V.    Consciously cultivate feelings of gratitude and connection 
Our brains are programmed to focus on dangers, on problems, on scarcity. This makes sense, after all, from an evolutionary perspective, as this ‘predisposition to negativity’ has helped our species survive for over 200,000 years. Every human being feels anxious sometimes and that is completely normal, says American neuroscientist Judson Brewer. Brewer says that suppressing anxiety or other unpleasant emotions has no effect. For our brains it actually feels good to keep focusing on the problem – in this case corona – for our survival. 

The solution is to offer the brain a ‘bigger better offer’, something that feels even better for our brains. Powerful emotions that can help achieve this are gratitude and a connection with something external – be it animals, people or nature in general. In regard to gratitude, you could consider keeping a gratitude journal, where you write down all the things that you’re thankful for. Scientific studies show that gratitude helps reduce stress and negative emotions. 

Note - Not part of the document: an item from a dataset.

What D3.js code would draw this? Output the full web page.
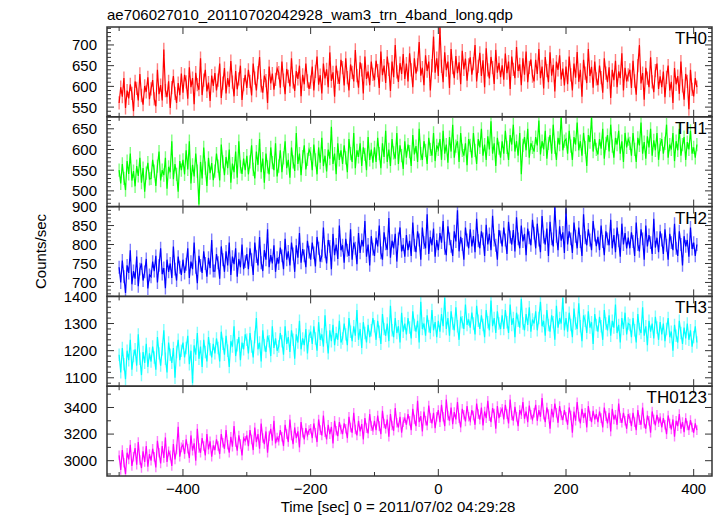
<!DOCTYPE html>
<html><head><meta charset="utf-8">
<script src="https://cdn.jsdelivr.net/npm/d3@7"></script>
<style>
html,body{margin:0;padding:0;background:#fff;}
svg text{font-family:"Liberation Sans",Arial,Helvetica,sans-serif;fill:#000;}
</style></head>
<body><svg id="chart" width="719" height="516"></svg>
<script>
// ---- data ----
const title = "ae706027010_20110702042928_wam3_trn_4band_long.qdp";
const xLabel = "Time [sec] 0 = 2011/07/02 04:29:28";
const yLabel = "Counts/sec";
const bandNames = ["TH0", "TH1", "TH2", "TH3", "TH0123"];
const bandColors = ["#ff0000", "#00ff00", "#0000ff", "#00ffff", "#ff00ff"];
const binStart = -500, binSize = 2.5;   // time bins [sec]
const xTicks = [-400, -200, 0, 200, 400];
const yTickValues = [[550, 600, 650, 700], [500, 550, 600, 650], [700, 750, 800, 850, 900], [1100, 1200, 1300, 1400], [3000, 3200, 3400]];
const yDomains = [[526.6, 743.3], [462, 679], [663.2, 900], [1069, 1400], [2885, 3560]];
const yMinorSteps = [10, 10, 10, 20, 100];
const errorBars = [16, 16, 17, 23, 36];

const th0 = [
 560,598,575,620,548,590,571,605,583,540,612,595,566,630,578,556,601,587,622,569,
 594,615,570,552,640,581,603,566,689,590,574,612,548,597,625,583,560,608,579,631,
 585,628,611,570,646,598,620,557,633,604,592,668,579,615,640,588,609,565,626,601,
 632,590,615,655,572,608,644,583,620,599,661,610,576,637,593,618,650,567,604,628,
 596,640,612,578,655,620,590,633,671,601,585,626,614,560,648,607,631,592,617,643,
 633,597,660,615,581,642,624,600,668,611,589,637,618,650,576,628,605,655,613,594,
 610,648,590,636,672,604,627,583,655,619,641,598,682,613,634,575,650,622,606,664,
 645,602,668,621,590,653,634,612,688,626,597,658,640,583,672,618,636,603,660,629,
 615,662,638,596,684,627,650,608,672,641,589,660,622,700,635,611,656,630,678,618,
 655,612,680,640,598,668,631,652,707,626,645,603,675,637,660,590,650,720,633,668,
 625,744,648,610,682,639,660,596,690,645,620,673,632,658,605,686,641,667,614,652,
 670,628,655,700,612,648,681,625,663,598,692,640,619,671,645,606,688,633,657,622,
 651,616,679,632,660,594,672,641,620,695,637,653,603,668,628,684,610,646,665,625,
 612,664,630,690,620,648,595,671,638,610,682,626,652,588,660,640,675,617,643,602,
 648,605,672,628,590,655,621,683,611,640,575,664,632,608,690,625,647,597,660,618,
 603,650,621,585,668,632,610,646,572,640,615,662,598,636,620,680,590,645,612,628,
 640,596,662,613,580,650,700,607,632,568,645,620,598,670,611,586,638,655,594,624,
 598,636,574,622,650,590,611,560,644,605,625,582,660,601,568,630,612,545,640,593,
 576,620,598];
const th1 = [
 550,518,565,530,502,572,541,590,525,548,511,560,536,580,520,555,498,543,568,529,
 530,575,548,512,560,595,525,550,538,580,505,558,545,620,528,565,540,498,572,550,
 575,540,598,552,620,518,563,535,590,548,467,570,530,605,555,512,580,543,567,526,
 548,590,560,525,612,570,538,582,555,600,520,566,545,595,532,620,558,541,578,550,
 585,540,570,610,552,530,595,563,625,545,578,520,590,558,540,605,568,550,615,535,
 560,598,545,580,620,555,575,532,605,570,548,640,565,590,538,583,610,552,576,600,
 590,550,612,575,540,605,568,628,560,585,547,600,578,655,565,590,540,615,575,598,
 565,610,580,545,625,590,570,640,555,598,582,615,560,605,588,550,630,575,600,568,
 605,570,628,590,555,615,582,645,570,600,560,625,592,578,640,565,610,585,553,620,
 580,612,595,560,635,588,608,570,650,590,575,620,598,565,628,600,585,640,572,610,
 600,625,575,645,590,612,568,630,595,660,580,608,620,570,640,598,585,615,562,625,
 610,580,640,598,565,625,605,650,585,612,575,632,600,668,590,615,560,628,603,580,
 620,590,645,605,575,635,612,660,595,620,585,640,540,610,630,598,650,580,615,605,
 595,630,610,670,588,620,600,645,578,615,635,590,660,605,575,628,612,680,598,620,
 625,590,645,608,575,630,612,665,598,620,585,640,605,560,635,618,678,595,625,600,
 588,625,602,650,578,615,635,595,660,608,580,628,612,645,590,620,570,640,605,625,
 615,585,640,600,570,628,610,665,590,618,578,632,605,650,585,622,598,640,575,612,
 625,590,615,660,580,612,600,640,572,620,598,650,585,612,630,575,618,600,645,590,
 605,580,612];
const th2 = [
 740,700,758,715,672,745,725,785,695,730,710,768,690,735,750,705,728,762,684,720,
 715,755,730,770,700,745,790,722,738,685,760,728,750,712,795,735,705,768,740,720,
 760,725,748,790,712,755,735,805,740,698,770,745,725,782,750,715,765,738,812,730,
 730,775,752,710,795,760,728,782,745,805,720,768,748,790,715,762,740,800,735,755,
 775,735,790,760,720,805,768,745,820,752,730,785,760,840,740,772,750,798,728,765,
 750,792,770,735,815,760,782,745,805,775,728,798,765,830,752,788,770,740,810,780,
 760,805,778,742,820,790,755,770,845,781,750,812,795,735,828,772,800,762,850,785,
 798,752,815,785,770,840,760,805,790,748,830,778,812,795,862,768,800,745,822,788,
 770,818,795,850,778,760,832,802,786,870,765,810,790,828,755,815,845,782,800,768,
 825,785,810,770,858,798,780,835,812,760,845,805,790,880,775,820,798,842,768,812,
 785,830,805,862,790,772,848,815,795,770,835,808,890,782,820,800,760,845,812,790,
 840,795,822,780,868,810,790,835,815,770,852,800,828,785,876,812,798,760,838,820,
 795,845,812,775,860,820,800,838,782,872,815,790,850,808,828,772,842,818,798,865,
 830,790,855,812,780,875,820,800,842,770,860,815,795,900,822,785,848,810,832,778,
 895,800,835,815,778,858,822,790,845,808,770,880,818,798,840,812,785,862,825,796,
 820,785,850,808,772,835,815,798,865,790,825,780,845,810,768,855,800,830,790,818,
 790,832,808,770,858,800,782,840,815,760,850,795,825,805,775,868,792,818,780,835,
 812,775,840,798,760,828,805,785,855,790,770,835,800,745,822,795,812,768,845,788,
 805,770,800];
const th3 = [
 1185,1120,1210,1150,1095,1200,1165,1240,1130,1180,1205,1145,1260,1170,1110,1195,1155,1225,1140,1190,
 1160,1215,1175,1130,1250,1190,1145,1205,1275,1170,1120,1230,1185,1155,1210,1100,1195,1240,1165,1200,
 1230,1175,1210,1255,1150,1200,1080,1220,1185,1265,1170,1215,1140,1240,1195,1160,1250,1205,1175,1225,
 1190,1245,1210,1160,1270,1225,1185,1255,1200,1140,1235,1215,1290,1180,1220,1250,1165,1230,1205,1260,
 1240,1190,1265,1215,1175,1250,1320,1205,1230,1160,1275,1220,1195,1255,1235,1180,1290,1210,1245,1200,
 1215,1265,1235,1185,1290,1225,1250,1195,1275,1240,1170,1260,1230,1310,1205,1245,1220,1280,1190,1255,
 1270,1225,1290,1245,1200,1305,1240,1260,1215,1330,1250,1190,1275,1235,1295,1220,1265,1240,1310,1230,
 1245,1300,1260,1220,1320,1270,1235,1290,1255,1350,1240,1280,1210,1305,1265,1230,1295,1250,1275,1320,
 1290,1240,1310,1270,1225,1335,1280,1255,1300,1235,1365,1275,1250,1320,1265,1290,1230,1340,1270,1300,
 1260,1320,1285,1245,1345,1295,1270,1310,1230,1380,1280,1300,1255,1330,1290,1265,1350,1275,1305,1250,
 1310,1270,1335,1290,1395,1280,1320,1255,1345,1300,1275,1360,1290,1240,1325,1305,1280,1370,1295,1315,
 1285,1340,1300,1260,1365,1310,1280,1330,1295,1250,1350,1305,1275,1385,1290,1320,1265,1345,1300,1280,
 1330,1280,1350,1305,1265,1370,1295,1320,1250,1340,1310,1285,1390,1300,1275,1335,1295,1360,1270,1315,
 1300,1345,1275,1320,1380,1290,1310,1255,1350,1295,1270,1330,1305,1240,1365,1285,1320,1300,1395,1275,
 1320,1270,1340,1295,1250,1355,1300,1280,1375,1290,1235,1330,1310,1265,1345,1285,1305,1225,1335,1295,
 1270,1325,1290,1240,1350,1300,1275,1330,1255,1310,1285,1370,1265,1295,1230,1320,1280,1340,1260,1300,
 1295,1250,1320,1275,1230,1335,1280,1265,1360,1255,1290,1220,1310,1270,1300,1245,1325,1285,1240,1305,
 1260,1300,1235,1280,1320,1250,1270,1200,1295,1255,1230,1310,1265,1225,1285,1245,1300,1240,1275,1215,
 1250,1290,1230];
const th0123 = [
 3040,2930,3080,2985,2900,3060,3010,3120,2960,3030,3095,2970,3140,3005,2945,3070,2990,3110,2955,3050,
 3000,3090,3030,2950,3150,3060,2980,3110,3020,3175,2990,3070,3040,2960,3125,3010,3085,3255,3030,3100,
 3120,3050,3160,3090,3020,3190,3075,3130,3000,3240,3095,3060,3170,3110,3040,3200,3085,3145,3030,3115,
 3080,3160,3110,3050,3200,3135,3090,3230,3120,3060,3180,3105,3260,3140,3075,3190,3125,3040,3170,3150,
 3190,3110,3230,3160,3080,3250,3140,3200,3090,3280,3170,3125,3220,3060,3185,3240,3150,3300,3130,3175,
 3150,3230,3180,3110,3270,3200,3140,3310,3190,3125,3250,3170,3220,3100,3290,3210,3160,3245,3190,3230,
 3240,3170,3280,3210,3140,3310,3230,3190,3340,3215,3160,3270,3200,3255,3130,3300,3225,3185,3290,3235,
 3200,3280,3240,3170,3330,3250,3210,3360,3235,3190,3300,3220,3275,3160,3320,3245,3205,3350,3260,3230,
 3300,3230,3340,3260,3200,3375,3280,3240,3310,3180,3350,3265,3225,3395,3285,3250,3330,3210,3290,3320,
 3270,3350,3300,3230,3390,3310,3260,3450,3290,3335,3220,3370,3300,3265,3415,3320,3280,3360,3245,3330,
 3380,3290,3420,3330,3260,3460,3340,3300,3400,3275,3365,3310,3440,3320,3250,3390,3345,3295,3410,3330,
 3300,3380,3340,3270,3430,3350,3310,3400,3265,3370,3320,3450,3335,3290,3395,3355,3240,3410,3320,3365,
 3390,3310,3420,3350,3280,3460,3340,3300,3405,3330,3260,3380,3350,3440,3315,3370,3290,3415,3345,3310,
 3360,3420,3300,3380,3330,3470,3345,3290,3400,3350,3240,3390,3325,3430,3360,3285,3410,3340,3305,3380,
 3330,3270,3400,3340,3210,3370,3300,3440,3330,3280,3390,3320,3360,3250,3410,3335,3290,3375,3310,3350,
 3290,3370,3320,3250,3400,3335,3280,3360,3220,3390,3310,3345,3270,3430,3320,3285,3360,3300,3240,3350,
 3320,3260,3360,3290,3230,3380,3305,3270,3400,3280,3240,3340,3300,3210,3370,3310,3265,3345,3290,3320,
 3250,3320,3270,3200,3340,3280,3235,3310,3180,3300,3260,3350,3240,3290,3215,3320,3265,3230,3305,3250,
 3210,3280,3230];
const series = [th0, th1, th2, th3, th0123];

// ---- layout ----
const plotLeft = 107, plotRight = 712, plotTop = 27, plotBottom = 476;
const nP = series.length;
const pH = (plotBottom - plotTop) / nP;
const svg = d3.select("#chart");

const x = d3.scaleLinear().domain([-519, 428.7]).range([plotLeft, plotRight]);
const axisCol = "#333";

svg.append("text").attr("x", 107).attr("y", 20).attr("font-size", 15).text(title);

series.forEach((vals, p) => {
  const y0 = plotTop + p * pH, y1 = y0 + pH;
  const y = d3.scaleLinear().domain(yDomains[p]).range([y1, y0]);
  const g = svg.append("g");
  const clipId = "clip" + p;
  svg.append("clipPath").attr("id", clipId).append("rect")
    .attr("x", plotLeft).attr("y", y0).attr("width", plotRight - plotLeft).attr("height", pH);
  const data = vals.map((v, i) => ({t: binStart + i * binSize, v}));
  const dg = g.append("g").attr("clip-path", `url(#${clipId})`);
  const e = errorBars[p];
  dg.selectAll("line.err").data(data).enter().append("line")
    .attr("x1", d => x(d.t)).attr("x2", d => x(d.t))
    .attr("y1", d => y(d.v - e)).attr("y2", d => y(d.v + e))
    .attr("stroke", bandColors[p]).attr("stroke-opacity", 0.5).attr("stroke-width", 1.4);
  dg.append("path").datum(data)
    .attr("d", d3.line().x(d => x(d.t)).y(d => y(d.v)))
    .attr("fill", "none").attr("stroke", bandColors[p]).attr("stroke-width", 1.2);

  // y ticks (left & right, inward)
  const [dmin, dmax] = yDomains[p];
  const step = yMinorSteps[p];
  const minorVals = d3.range(Math.ceil(dmin / step) * step, dmax + 0.01, step);
  const majorStep = yTickValues[p][1] - yTickValues[p][0];
  minorVals.forEach(v => {
    const isMajor = Math.abs(v / majorStep - Math.round(v / majorStep)) < 1e-6;
    const len = isMajor ? 7 : 4;
    const yy = y(v);
    if (yy < y0 - 0.5 || yy > y1 + 0.5) return;
    g.append("line").attr("x1", plotLeft).attr("x2", plotLeft + len).attr("y1", yy).attr("y2", yy)
      .attr("stroke", axisCol).attr("stroke-width", 1);
    g.append("line").attr("x1", plotRight).attr("x2", plotRight - len).attr("y1", yy).attr("y2", yy)
      .attr("stroke", axisCol).attr("stroke-width", 1);
  });
  yTickValues[p].forEach(v => {
    g.append("text").attr("x", 97).attr("y", y(v)).attr("dy", "0.36em")
      .attr("text-anchor", "end").attr("font-size", 15).text(v);
  });

  // x ticks (top & bottom of each panel, inward)
  d3.range(-500, 401, 100).forEach(t => {
    const isMajor = t % 200 === 0;
    const len = isMajor ? 7 : 4;
    const xx = x(t);
    g.append("line").attr("x1", xx).attr("x2", xx).attr("y1", y0).attr("y2", y0 + len)
      .attr("stroke", axisCol).attr("stroke-width", 1);
    g.append("line").attr("x1", xx).attr("x2", xx).attr("y1", y1).attr("y2", y1 - len)
      .attr("stroke", axisCol).attr("stroke-width", 1);
  });

  // frame
  g.append("rect").attr("x", plotLeft).attr("y", y0).attr("width", plotRight - plotLeft).attr("height", pH)
    .attr("fill", "none").attr("stroke", axisCol).attr("stroke-width", 1.5);

  g.append("text").attr("x", 707).attr("y", y0 + 17).attr("text-anchor", "end")
    .attr("font-size", 17).text(bandNames[p]);
});

// x tick labels
xTicks.forEach(t => {
  svg.append("text").attr("x", x(t)).attr("y", 494).attr("text-anchor", "middle")
    .attr("font-size", 15).text(t < 0 ? "\u2212" + Math.abs(t) : t);
});
svg.append("text").attr("x", 398).attr("y", 512).attr("text-anchor", "middle")
  .attr("font-size", 15).text(xLabel);
svg.append("text").attr("transform", `translate(46,${(plotTop + plotBottom) / 2}) rotate(-90)`)
  .attr("text-anchor", "middle").attr("font-size", 15).text(yLabel);
</script></body></html>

VI.    Realise that we’re all resilient together 
A lot of people believe that tough times like these bring out the worst in people. Studies by the World Health Organization show that disasters do lead to isolated cases of antisocial behaviour but that the majority of people demonstrate behaviour that exemplifies solidarity. Another common belief is that people are so shaken up in times of crisis that they are incapable of taking responsibility for their own survival. Most people actually find a new source of strength in times of emergency. Think of the thousands of volunteers that search through the rubble, trying to find victims after an earthquake. Elke Geraerts, a neuropsychologist from Belgium, advises to ask yourself what you can do for others. Helping other people and being a valuable member of your community will give you a sense of connectedness which in turn will give you energy.